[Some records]
━━━━━━━━

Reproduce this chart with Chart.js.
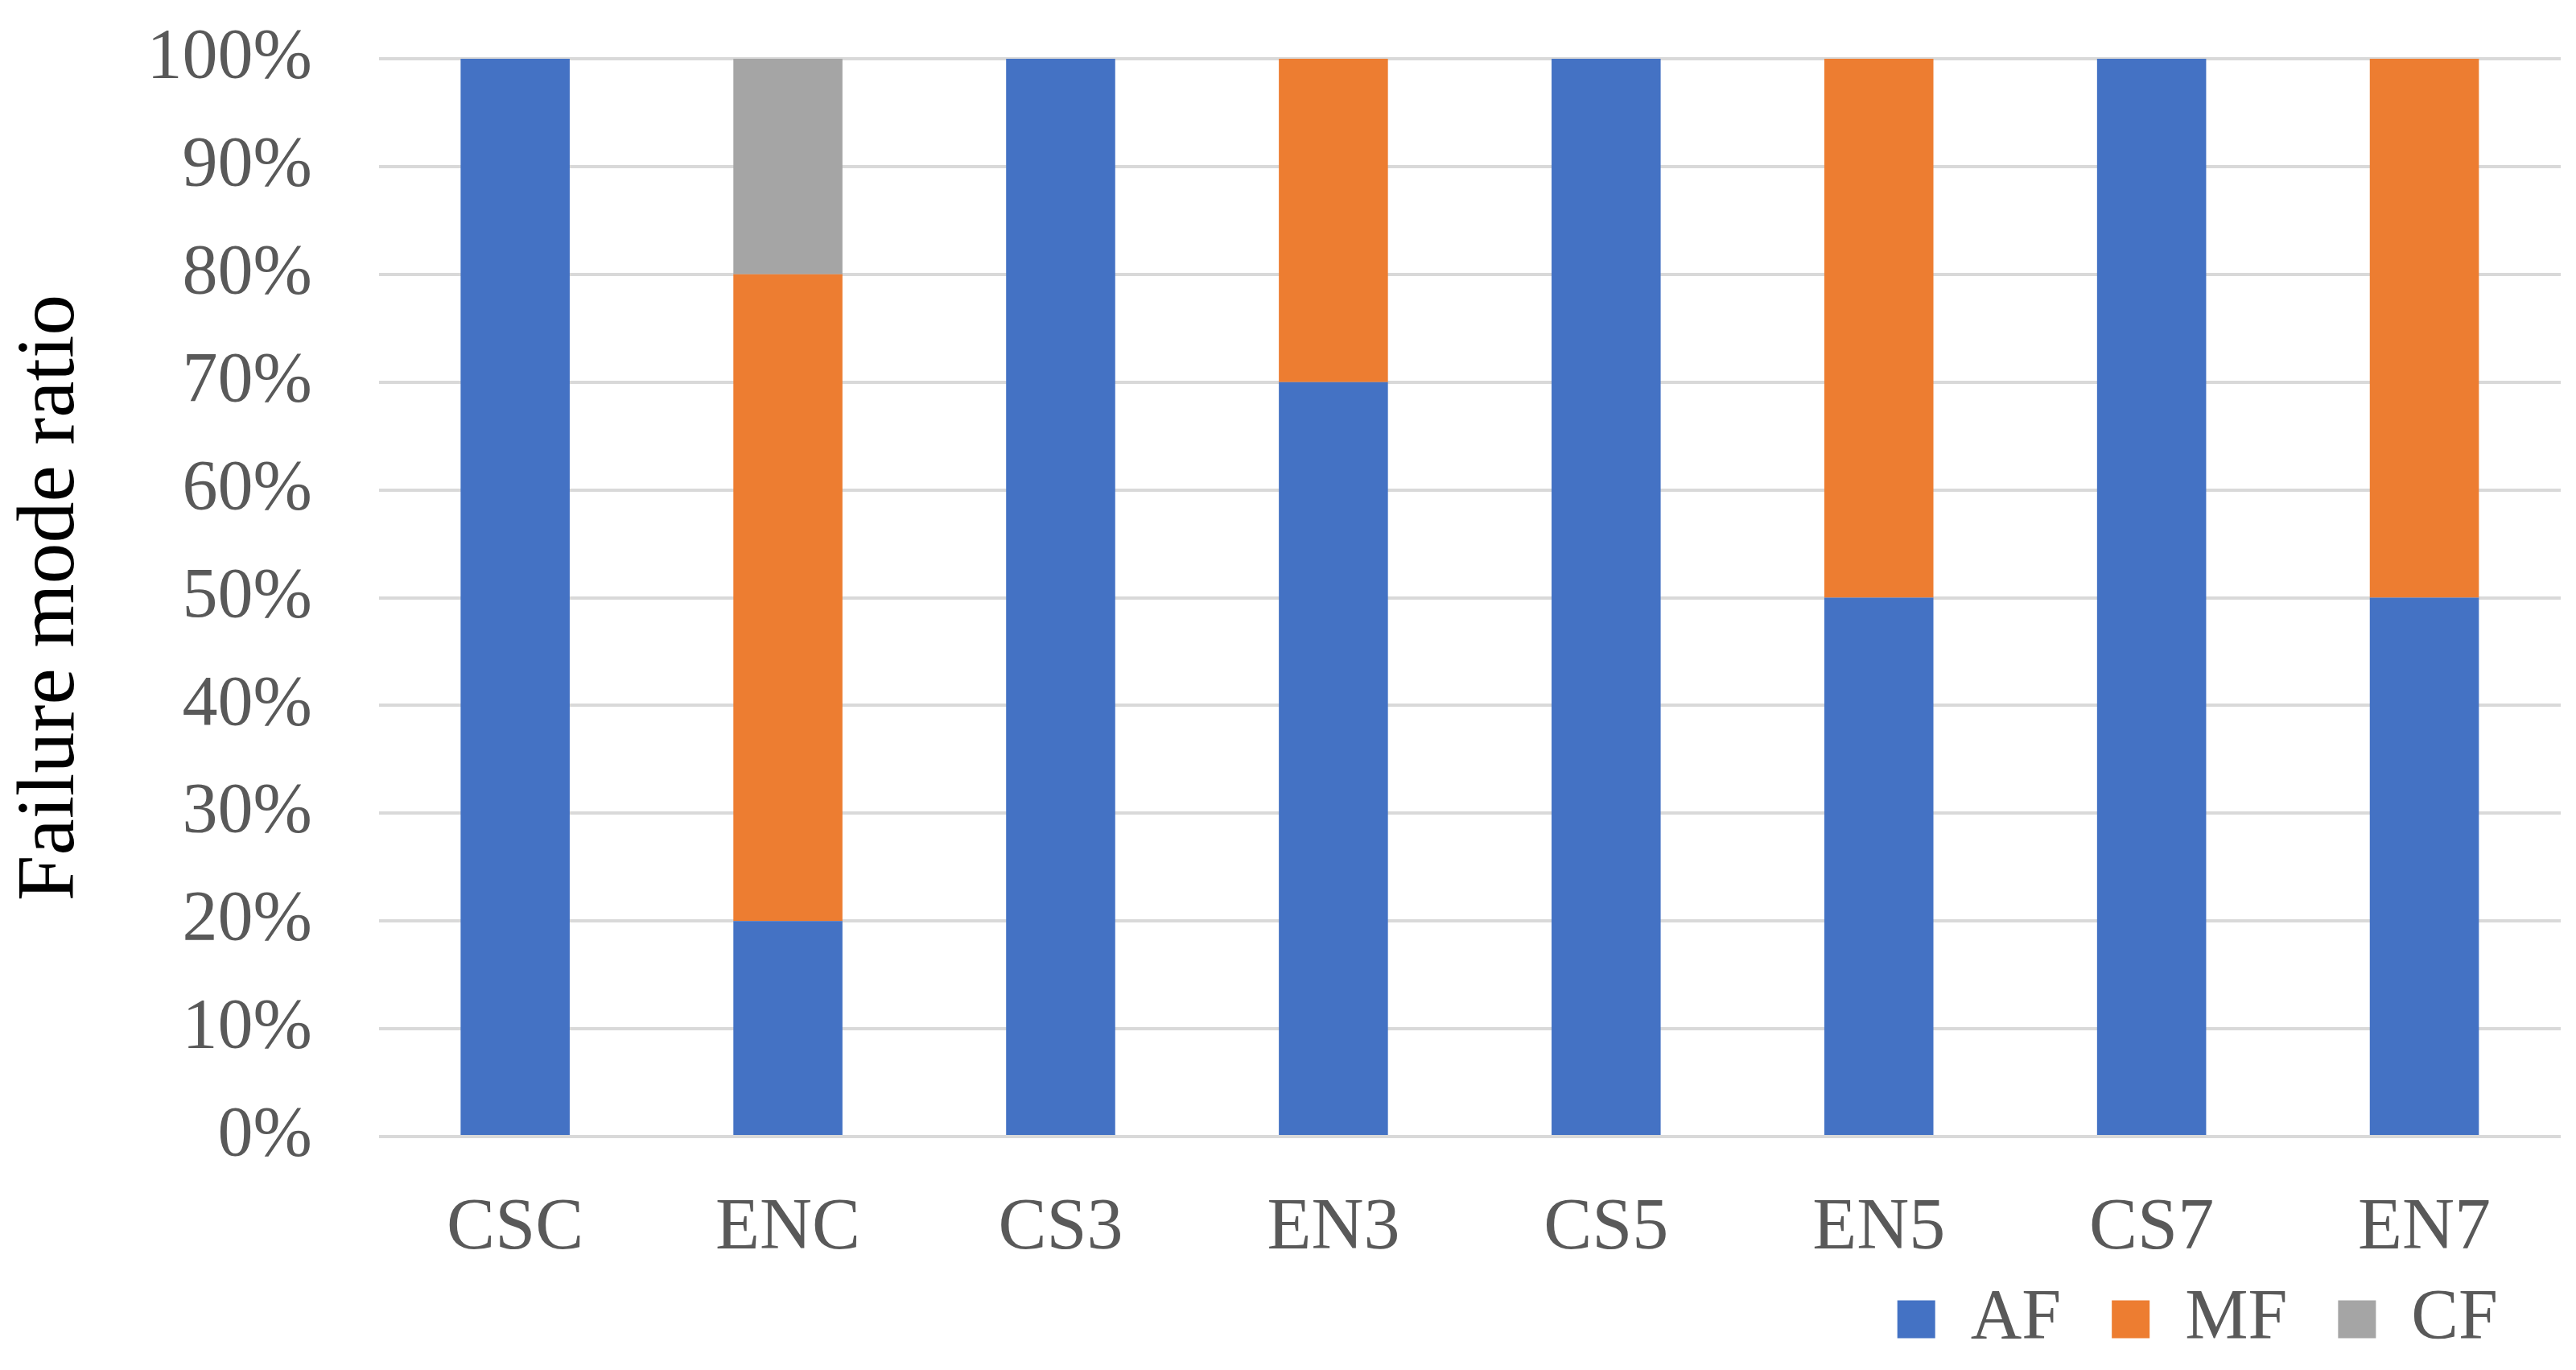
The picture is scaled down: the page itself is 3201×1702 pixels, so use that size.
<!DOCTYPE html>
<html>
<head>
<meta charset="utf-8">
<title>Failure mode ratio</title>
<script src="https://cdn.jsdelivr.net/npm/chart.js@4.4.1/dist/chart.umd.min.js"></script>
<style>
  html, body { margin: 0; padding: 0; background: #fff; }
  #wrap { width: 3201px; height: 1702px; position: relative; }
</style>
</head>
<body>
<div id="wrap"><canvas id="failure-chart"></canvas></div>
<script>
// Categories and series (percent of specimens)
const categories = ['CSC', 'ENC', 'CS3', 'EN3', 'CS5', 'EN5', 'CS7', 'EN7'];
const afValues = [100, 20, 100, 70, 100, 50, 100, 50];
const mfValues = [0, 60, 0, 30, 0, 50, 0, 50];
const cfValues = [0, 20, 0, 0, 0, 0, 0, 0];
const seriesNames = ['AF', 'MF', 'CF'];
const yTicks = [0, 10, 20, 30, 40, 50, 60, 70, 80, 90, 100];

const FONT = "'Liberation Serif', 'Times New Roman', serif";
const TICK_COLOR = '#595959';

// Move the legend box after layout (Excel-like placement, close under the axis labels)
const legendShift = {
  id: 'legendShift',
  afterLayout(chart) {
    const lg = chart.legend;
    if (!lg) return;
    const dx = -15, dy = -110;
    lg.left += dx;
    lg.right += dx;
    lg.top += dy;
    lg.bottom += dy;
  }
};

const ctx = document.getElementById('failure-chart').getContext('2d');
const failureChart = new Chart(ctx, {
  type: 'bar',
  data: {
    labels: categories,
    datasets: [
      { label: seriesNames[0], data: afValues, backgroundColor: '#4472C4' },
      { label: seriesNames[1], data: mfValues, backgroundColor: '#ED7D31' },
      { label: seriesNames[2], data: cfValues, backgroundColor: '#A5A5A5' },
    ],
  },
  options: {
    responsive: true,
    maintainAspectRatio: false,
    animation: false,
    devicePixelRatio: 1,
    datasets: {
      bar: { categoryPercentage: 1.0, barPercentage: 0.4, borderWidth: 0 },
    },
    layout: { padding: { left: 0, right: 19, top: 73, bottom: -101 } },
    plugins: {
      tooltip: { enabled: false },
      legend: {
        position: 'bottom',
        align: 'end',
        labels: {
          boxWidth: 47,
          boxHeight: 47,
          padding: 63,
          color: TICK_COLOR,
          font: { family: FONT, size: 88 },
        },
      },
    },
    scales: {
      x: {
        stacked: true,
        grid: { display: false, drawTicks: false },
        border: { display: false },
        ticks: {
          color: TICK_COLOR,
          padding: 61,
          font: { family: FONT, size: 90 },
        },
      },
      y: {
        stacked: true,
        min: 0,
        max: 100,
        afterBuildTicks(scale) {
          scale.ticks = yTicks.map((v) => ({ value: v }));
        },
        // the label padding would otherwise push the plot top down
        afterFit(scale) {
          scale.paddingTop = 0;
          scale.paddingBottom = 0;
        },
        grid: { color: '#D9D9D9', lineWidth: 4, drawTicks: false },
        border: { display: false },
        ticks: {
          color: TICK_COLOR,
          padding: 83,
          font: { family: FONT, size: 88 },
          callback: (v) => v + '%',
        },
        title: {
          display: true,
          text: 'Failure mode ratio',
          color: '#000',
          font: { family: FONT, size: 102 },
          padding: { top: 3, bottom: -26 },
        },
      },
    },
  },
  plugins: [legendShift],
});
</script>
</body>
</html>
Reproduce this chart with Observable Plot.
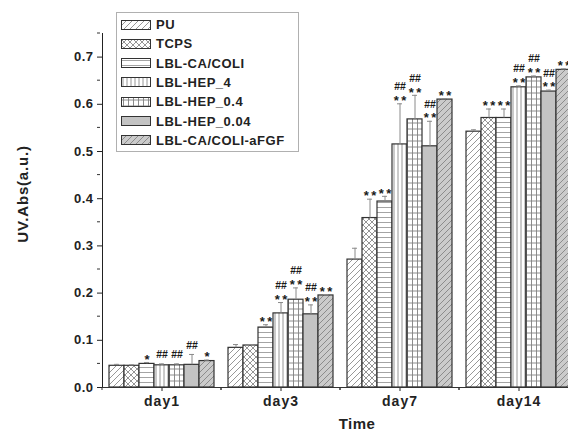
<!DOCTYPE html>
<html><head><meta charset="utf-8">
<script src="https://cdn.jsdelivr.net/npm/d3@7"></script>
<script src="https://cdn.jsdelivr.net/npm/@observablehq/plot@0.6"></script>
<style>
html,body{margin:0;padding:0;background:#fff;overflow:hidden;}
#wrap{position:relative;width:568px;height:434px;overflow:hidden;}
#chart svg{max-width:none !important;}
#chart svg [aria-label^="fx-axis"] text{font-size:14px;letter-spacing:1px;}
#chart svg [aria-label^="y-axis"] text{font-size:13px;letter-spacing:0.5px;}
#legend{position:absolute;left:116px;top:12px;width:183px;height:140px;border:1px solid #b0b0b0;background:#fff;box-sizing:border-box;font-family:"Liberation Sans",Arial,sans-serif;font-weight:bold;font-size:13px;color:#222;letter-spacing:0.5px;}
.row{position:absolute;left:4px;height:14px;display:flex;align-items:center;white-space:nowrap;}
.row svg{margin-right:5px;}
</style></head><body>
<svg width="0" height="0" style="position:absolute">
<defs>
<pattern id="p-pu" patternUnits="userSpaceOnUse" width="6" height="6">
  <rect width="6" height="6" fill="#fff"/>
  <path d="M-1,1 L1,-1 M0,6 L6,0 M5,7 L7,5" stroke="#8c8c8c" stroke-width="0.9"/>
</pattern>
<pattern id="p-tcps" patternUnits="userSpaceOnUse" width="6" height="6">
  <rect width="6" height="6" fill="#fff"/>
  <path d="M-1,-1 L7,7 M7,-1 L-1,7" stroke="#7a7a7a" stroke-width="0.8"/>
</pattern>
<pattern id="p-ca" patternUnits="userSpaceOnUse" width="5" height="5">
  <rect width="5" height="5" fill="#fff"/>
  <path d="M0,2.5 H5" stroke="#9a9a9a" stroke-width="0.9"/>
</pattern>
<pattern id="p-h4" patternUnits="userSpaceOnUse" width="4" height="4">
  <rect width="4" height="4" fill="#fff"/>
  <path d="M2,0 V4" stroke="#8a8a8a" stroke-width="0.9"/>
</pattern>
<pattern id="p-h04" patternUnits="userSpaceOnUse" width="5" height="6">
  <rect width="5" height="6" fill="#fff"/>
  <path d="M2.5,0 V6 M0,3 H5" stroke="#808080" stroke-width="0.9"/>
</pattern>
<pattern id="p-h004" patternUnits="userSpaceOnUse" width="4" height="4">
  <rect width="4" height="4" fill="#c3c3c3"/>
</pattern>
<pattern id="p-afgf" patternUnits="userSpaceOnUse" width="6" height="6">
  <rect width="6" height="6" fill="#cbcbcb"/>
  <path d="M-1,1 L1,-1 M0,6 L6,0 M5,7 L7,5" stroke="#858585" stroke-width="0.9"/>
</pattern>
</defs></svg>
<div id="wrap"><div id="chart"></div><div id="legend"></div></div>
<script>
// ---- data ----
const days = ["day1", "day3", "day7", "day14"];
const series = ["PU", "TCPS", "LBL-CA/COLI", "LBL-HEP_4", "LBL-HEP_0.4", "LBL-HEP_0.04", "LBL-CA/COLI-aFGF"];
const valPU      = [0.046, 0.084, 0.271, 0.542];
const valTCPS    = [0.046, 0.089, 0.359, 0.571];
const valCACOLI  = [0.050, 0.127, 0.394, 0.571];
const valHEP4    = [0.047, 0.157, 0.515, 0.636];
const valHEP04   = [0.047, 0.186, 0.568, 0.657];
const valHEP004  = [0.048, 0.155, 0.511, 0.627];
const valAFGF    = [0.056, 0.195, 0.610, 0.673];
const errPU      = [0.003, 0.007, 0.024, 0.004];
const errTCPS    = [0.002, 0.002, 0.040, 0.019];
const errCACOLI  = [0.003, 0.006, 0.011, 0.019];
const errHEP4    = [0.003, 0.023, 0.086, 0.003];
const errHEP04   = [0.003, 0.025, 0.051, 0.003];
const errHEP004  = [0.022, 0.020, 0.053, 0.003];
const errAFGF    = [0.002, 0.002, 0.002, 0.002];
const starPU     = ["", "", "", ""];
const starTCPS   = ["", "", "**", "**"];
const starCACOLI = ["*", "**", "**", "**"];
const starHEP4   = ["", "**", "**", "**"];
const starHEP04  = ["", "**", "**", "**"];
const starHEP004 = ["", "**", "**", "**"];
const starAFGF   = ["*", "**", "**", "**"];
const hashPU     = ["", "", "", ""];
const hashTCPS   = ["", "", "", ""];
const hashCACOLI = ["", "", "", ""];
const hashHEP4   = ["##", "##", "##", "##"];
const hashHEP04  = ["##", "##", "##", "##"];
const hashHEP004 = ["##", "##", "##", "##"];
const hashAFGF   = ["", "", "", ""];
const yTicks = [0, 0.1, 0.2, 0.3, 0.4, 0.5, 0.6, 0.7];
const yMinor = [0.05, 0.15, 0.25, 0.35, 0.45, 0.55, 0.65, 0.75];

const values = [valPU, valTCPS, valCACOLI, valHEP4, valHEP04, valHEP004, valAFGF];
const errs = [errPU, errTCPS, errCACOLI, errHEP4, errHEP04, errHEP004, errAFGF];
const stars = [starPU, starTCPS, starCACOLI, starHEP4, starHEP04, starHEP004, starAFGF];
const hashes = [hashPU, hashTCPS, hashCACOLI, hashHEP4, hashHEP04, hashHEP004, hashAFGF];
const fills = ["url(#p-pu)", "url(#p-tcps)", "url(#p-ca)", "url(#p-h4)", "url(#p-h04)", "url(#p-h004)", "url(#p-afgf)"];
const fillOf = Object.fromEntries(series.map((s, i) => [s, fills[i]]));

const rows = [];
days.forEach((day, j) => series.forEach((s, i) => rows.push({
  day, series: s, value: values[i][j], err: errs[i][j], star: stars[i][j], hash: hashes[i][j]
})));

const font = "Liberation Sans, Arial, sans-serif";
const plot = Plot.plot({
  width: 580, height: 434,
  marginLeft: 100, marginRight: 1, marginTop: 33, marginBottom: 47,
  style: {fontFamily: font, fontSize: "13px", fontWeight: "bold", color: "#222", background: "transparent", overflow: "visible"},
  facet: {data: rows, x: "day"},
  fx: {domain: days, padding: 0, axis: "bottom", label: null, tickSize: 4, tickPadding: 5},
  x: {domain: series, axis: null, paddingInner: 0, paddingOuter: 0.345},
  y: {domain: [0, 0.75], ticks: yTicks, tickFormat: d3.format(".1f"), tickSize: 5, tickPadding: 4, line: true, label: null},
  color: {type: "identity"},
  marks: [
    Plot.barY(rows, {x: "series", y: "value", fill: d => fillOf[d.series], stroke: "#333", strokeWidth: 1.2}),
    Plot.ruleX(rows, {x: "series", y1: "value", y2: d => d.value + d.err, stroke: "#8a8a8a", strokeWidth: 1}),
    Plot.tickY(rows, {x: "series", y: d => d.value + d.err, stroke: "#8a8a8a", strokeWidth: 1, insetLeft: 5, insetRight: 5}),
    Plot.text(rows, {x: "series", y: d => d.value + d.err, text: d => d.star ? d.star.split("").join("\u2009") : null, dy: -3, fontSize: 13, fontWeight: "bold", fill: "#1a1a1a"}),
    Plot.text(rows, {filter: d => d.hash && d.star, x: "series", y: d => d.value + d.err, text: "hash", dy: -17, fontSize: 10.5, fontWeight: "bold", fill: "#1a1a1a"}),
    Plot.text(rows, {filter: d => d.hash && !d.star, x: "series", y: d => d.value + d.err, text: "hash", dy: -9, fontSize: 10.5, fontWeight: "bold", fill: "#1a1a1a"}),
    Plot.ruleY([0], {stroke: "#333", strokeWidth: 1.2})
  ]
});
document.getElementById("chart").appendChild(plot);

// minor ticks and axis titles drawn from the plot's own scales
const svg = d3.select(plot);
const ys = plot.scale("y");
const fxs = plot.scale("fx");
const x0 = 100;
const g = svg.append("g").attr("stroke", "#333").attr("stroke-width", 1);
yMinor.forEach(v => g.append("line").attr("x1", x0 - 3).attr("x2", x0).attr("y1", ys.apply(v)).attr("y2", ys.apply(v)));
if (fxs && fxs.apply) {
  const bw = fxs.bandwidth ?? fxs.step;
  const y0 = ys.apply(0);
  days.forEach(d => {
    const a = fxs.apply(d);
    [a, a + bw].forEach(x => g.append("line").attr("x1", x).attr("x2", x).attr("y1", y0).attr("y2", y0 + 3));
  });
}
svg.append("text").text("UV.Abs(a.u.)")
  .attr("transform", `translate(23,${(ys.apply(0) + ys.apply(0.75)) / 2 - 16}) rotate(-90)`)
  .attr("text-anchor", "middle").attr("dy", "0.35em")
  .attr("font-size", 15).attr("letter-spacing", 0.8).attr("fill", "#222");
svg.append("text").text("Time")
  .attr("x", 357).attr("y", 424).attr("text-anchor", "middle").attr("dy", "0.35em")
  .attr("font-size", 15).attr("letter-spacing", 0.5).attr("fill", "#222");

// legend
const legend = d3.select("#legend");
series.forEach((s, i) => {
  const row = legend.append("div").attr("class", "row").style("top", (4.5 + i * 19.3) + "px");
  const sw = row.append("svg").attr("width", 30).attr("height", 10);
  sw.append("rect").attr("x", 0.5).attr("y", 0.5).attr("width", 29).attr("height", 9)
    .attr("fill", fills[i]).attr("stroke", "#333").attr("stroke-width", 1);
  row.append("span").text(s);
});
</script>
</body></html>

━━━━━━━━

◆ Task goal ◆
Begin with the line containing "The picture is" and end with the line containing "const TICK_COLOR = '#595959';"; repeat every line from start to finish exactly, and nothing outside them.

◆ Task result ◆
The picture is scaled down: the page itself is 3201×1702 pixels, so use that size.
<!DOCTYPE html>
<html>
<head>
<meta charset="utf-8">
<title>Failure mode ratio</title>
<script src="https://cdn.jsdelivr.net/npm/chart.js@4.4.1/dist/chart.umd.min.js"></script>
<style>
  html, body { margin: 0; padding: 0; background: #fff; }
  #wrap { width: 3201px; height: 1702px; position: relative; }
</style>
</head>
<body>
<div id="wrap"><canvas id="failure-chart"></canvas></div>
<script>
// Categories and series (percent of specimens)
const categories = ['CSC', 'ENC', 'CS3', 'EN3', 'CS5', 'EN5', 'CS7', 'EN7'];
const afValues = [100, 20, 100, 70, 100, 50, 100, 50];
const mfValues = [0, 60, 0, 30, 0, 50, 0, 50];
const cfValues = [0, 20, 0, 0, 0, 0, 0, 0];
const seriesNames = ['AF', 'MF', 'CF'];
const yTicks = [0, 10, 20, 30, 40, 50, 60, 70, 80, 90, 100];

const FONT = "'Liberation Serif', 'Times New Roman', serif";
const TICK_COLOR = '#595959';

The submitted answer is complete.